In 2022, their highlights were already old news.
What navalists, the American taxpayer, and more importantly their elected representatives tasked in our Constitution with oversight authority should ask is, “Why?”
The most important question in the English language; “Why?”
Gird your loins, as knowledge of the answer will drive even the best to rage and despair.
Our industrial base was shipped overseas, especially our drydocks and other equipment. The Clinton administration closed all of our government-owned shipyards and now we don't have the infrastructure to gear up and put more hulls in the water. They sold everything that wasn't bolted down, catering to NIMBYs who hate icky industrial plants and shipyards.
Key trades atrophied as there was no work and no prospects and our ruling class prioritized getting a ruinously wasteful college degree funded by student loans at the expense of the trades.

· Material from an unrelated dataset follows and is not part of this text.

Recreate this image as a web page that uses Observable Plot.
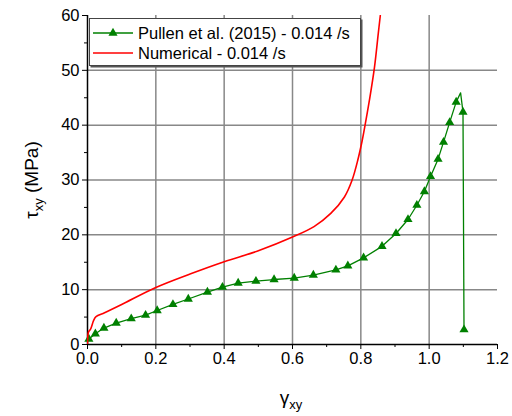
<!DOCTYPE html>
<html>
<head>
<meta charset="utf-8">
<script src="https://cdn.jsdelivr.net/npm/d3@7"></script>
<script src="https://cdn.jsdelivr.net/npm/@observablehq/plot@0.6"></script>
<style>
  body { margin: 0; background: #fff; font-family: "Liberation Sans", Arial, sans-serif; }
  #wrap { position: relative; width: 512px; height: 416px; }
  #legend { position: absolute; left: 89px; top: 18px; width: 270px; height: 46px;
    border: 1px solid #444; box-shadow: 1.5px 1.5px 0 #555; background: #fff; font-size: 16.5px; color: #000; }
  .row { position: absolute; left: 0; height: 20px; display: flex; align-items: center; white-space: nowrap; }
  .row svg { margin-left: 3px; margin-right: 5px; }
</style>
</head>
<body>
<div id="wrap"></div>
<script>
// Pullen et al. (2015) - 0.014 /s (markers)
const pullenX = [0.004, 0.023, 0.048, 0.084, 0.128, 0.17, 0.204, 0.25, 0.295, 0.351, 0.395, 0.441, 0.493, 0.546, 0.605, 0.661, 0.727, 0.762, 0.808, 0.862, 0.903, 0.938, 0.964, 0.986, 1.004, 1.026, 1.042, 1.060, 1.079, 1.099, 1.102];
const pullenY = [1.0, 1.95, 3.0, 3.9, 4.7, 5.35, 6.2, 7.3, 8.3, 9.55, 10.45, 11.2, 11.55, 11.85, 12.1, 12.65, 13.6, 14.35, 15.8, 17.9, 20.25, 22.8, 25.4, 27.9, 30.65, 33.8, 36.9, 40.5, 44.2, 42.4, 2.7];
// unmarked peak of the experimental curve
const pullenPeak = [1.092, 45.9];
// Numerical - 0.014 /s
const numX = [0, 0.003, 0.009, 0.018, 0.025, 0.05, 0.1, 0.2, 0.302, 0.4, 0.5, 0.6, 0.663, 0.712, 0.752, 0.774, 0.791, 0.804, 0.815, 0.825, 0.84, 0.851, 0.857];
const numY = [0, 2.3, 2.8, 4.4, 5.1, 5.8, 7.3, 10.4, 12.9, 15.1, 17.1, 19.6, 21.5, 23.9, 26.9, 29.9, 33.6, 37.2, 40.9, 44.5, 50.6, 56.7, 60];
const xTicks = [0, 0.2, 0.4, 0.6, 0.8, 1.0, 1.2];
const xMinor = [0.1, 0.3, 0.5, 0.7, 0.9, 1.1];
const yTicks = [0, 10, 20, 30, 40, 50, 60];
const yMinor = [5, 15, 25, 35, 45, 55];
const xGrid = [0.2, 0.4, 0.6, 0.8, 1.0];
const yGrid = [10, 20, 30, 40, 50];
const legendLabels = ["Pullen et al. (2015) - 0.014 /s", "Numerical - 0.014 /s"];

const markers = pullenX.map((x, i) => ({x, y: pullenY[i]}));
const pullenLine = [...markers.slice(0, markers.length - 2), {x: pullenPeak[0], y: pullenPeak[1]}, ...markers.slice(markers.length - 2)];
const numLine = numX.map((x, i) => ({x, y: numY[i]}));

const green = "#008000", red = "#ff0000";

const chart = Plot.plot({
  width: 512, height: 416,
  marginLeft: 87, marginRight: 15, marginTop: 15, marginBottom: 72,
  style: {fontFamily: "'Liberation Sans', Arial, sans-serif", fontSize: "16.5px", color: "#000", background: "#fff"},
  x: {domain: [0, 1.2]},
  y: {domain: [0, 60]},
  marks: [
    Plot.gridX(xGrid, {stroke: "#888", strokeOpacity: 1, strokeWidth: 1.5}),
    Plot.gridY(yGrid, {stroke: "#888", strokeOpacity: 1, strokeWidth: 1.5}),
    Plot.axisX(xTicks, {tickSize: 5, tickPadding: 3, tickFormat: d3.format(".1f"), label: null, stroke: "#000", strokeWidth: 1}),
    Plot.axisX(xMinor, {tickSize: 3, tickFormat: () => "", label: null, stroke: "#000"}),
    Plot.axisY(yTicks, {tickSize: 5, tickPadding: 3, label: null, stroke: "#000"}),
    Plot.axisY(yMinor, {tickSize: 3, tickFormat: () => "", label: null, stroke: "#000"}),
    Plot.ruleX([0], {stroke: "#000", strokeWidth: 1.5}),
    Plot.ruleY([0], {stroke: "#000", strokeWidth: 1.5}),
    Plot.line(pullenLine, {x: "x", y: "y", stroke: green, strokeWidth: 1.3}),
    Plot.dot(markers, {x: "x", y: "y", symbol: "triangle", fill: green, stroke: "none", r: 3.4}),
    Plot.line(numLine, {x: "x", y: "y", stroke: red, strokeWidth: 1.6, curve: "catmull-rom", clip: true})
  ]
});

const svg = d3.select(chart);
// y axis title: τxy (MPa)
const yt = svg.append("text")
  .attr("transform", "translate(38,180) rotate(-90)")
  .attr("text-anchor", "middle")
  .attr("font-size", 19).attr("fill", "#000");
yt.append("tspan").text("τ");
yt.append("tspan").attr("font-size", 13).attr("dy", 5).text("xy");
yt.append("tspan").attr("dy", -5).text(" (MPa)");
// x axis title: γxy
const xt = svg.append("text")
  .attr("x", 291).attr("y", 404)
  .attr("text-anchor", "middle")
  .attr("font-size", 19).attr("fill", "#000");
xt.append("tspan").text("γ");
xt.append("tspan").attr("font-size", 13).attr("dy", 5).text("xy");

const wrap = document.getElementById("wrap");
wrap.appendChild(chart);

// legend
const legend = document.createElement("div");
legend.id = "legend";
const entries = [{color: green, marker: true}, {color: red, marker: false}];
entries.forEach((e, i) => {
  const row = document.createElement("div");
  row.className = "row";
  row.style.top = (i === 0 ? 4 : 24) + "px";
  const s = d3.create("svg").attr("width", 40).attr("height", 14);
  s.append("line").attr("x1", 0).attr("x2", 40).attr("y1", 7).attr("y2", 7).attr("stroke", e.color).attr("stroke-width", e.marker ? 1.3 : 1.6);
  if (e.marker) s.append("path").attr("d", d3.symbol(d3.symbolTriangle, 36)()).attr("transform", "translate(20,7)").attr("fill", e.color);
  row.appendChild(s.node());
  const t = document.createElement("span");
  t.textContent = legendLabels[i];
  row.appendChild(t);
  legend.appendChild(row);
});
wrap.appendChild(legend);
</script>
</body>
</html>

I'm nominally right-wing or whatever you want to call it, but trying to compete against state-funded shipyards in other countries with purely commercial works beholden to stockholders isn't working. We need a massive investment in our shipyards and industrial base.
That's not to mention what we are trying to build is total crap. The Littoral "Combat" Ship is the biggest embarrassment in procurement, up there with the Sergeant York DIVADS disaster when the stupid radar on that AAA vehicle locked up on the fan in a crapper during testing. That high-speed empty hull couldn't fight its way out of a wet paper bag, if it isn't dockside getting repaired by tech-reps since the crew complement is smaller than the IQ of most of Congress.
We get a nice foreign frigate design that works well, the FREMM, and what do we do with it? We completely redesign it, going from 85% commonality to 15%. Why bother using the original design anyhow and just go clean sheet in that instance? I get that we need to have our weapons, sensors and combat systems, but do we need to completely redesign the wheel there when the Chinese are outbuilding us 10-1?
We're a deeply divided country among partisan and ethnic lines that can't agree on anything. Our ruling class encourages perversion and anti-white bigotry at every turn while spending our great-grandchildren into the poorhouse to provide Israel and Ukraine with billions in borrowed money to fight wars we don't need to be involved in.
China's population might be getting older, but they can at least put hulls in the water and crews on those ships. We're too busy training our sailors in diversity garbage and what pronouns to use to worry about preparing them for battle or heck, navigating ships without collisions.
If we had to fight a major war, we'd lose. We'd lose BADLY. I don't want to say that, but it's the truth. I'm one of those veterans who actively encourage young people NOT to join the service. If diversity and sexual deviants is what our ruling class want in the military, let them fight and die in these pointless wars to enrich the plutocrats.
Sal…”a middling retired USN CDR and his band of merry friends” continue to ring the alarm bell but Congress and the people appear to be tone deaf. Sir, you undersell yourself as the herald of Naval hypocrisy, doublespeak and doom amongst our leadership. The more this old Marine reads, the more I’m falling into your ranks when muster is sounded. When I see what the Navy is doing with readiness and shipbuilding and our beloved Corps is doing with FD2030 and our so-called amphibious Navy…you cannot avoid asking the tough questions.
To tie a bow on your comments today, there’s this from today’s Early Bird: “US Navy ship programs face years-long delays amid labor, supply woes.” Like that’s news…
Meanwhile, let’s keep painting drone kills on the sides of aircraft in the Red Sea and thinking we are warfighters. Years of apathy and complacency on full display. Our adversaries should be licking their chops.
Carry on, Sir! I’ll continue yelling at the kids to get off the grass.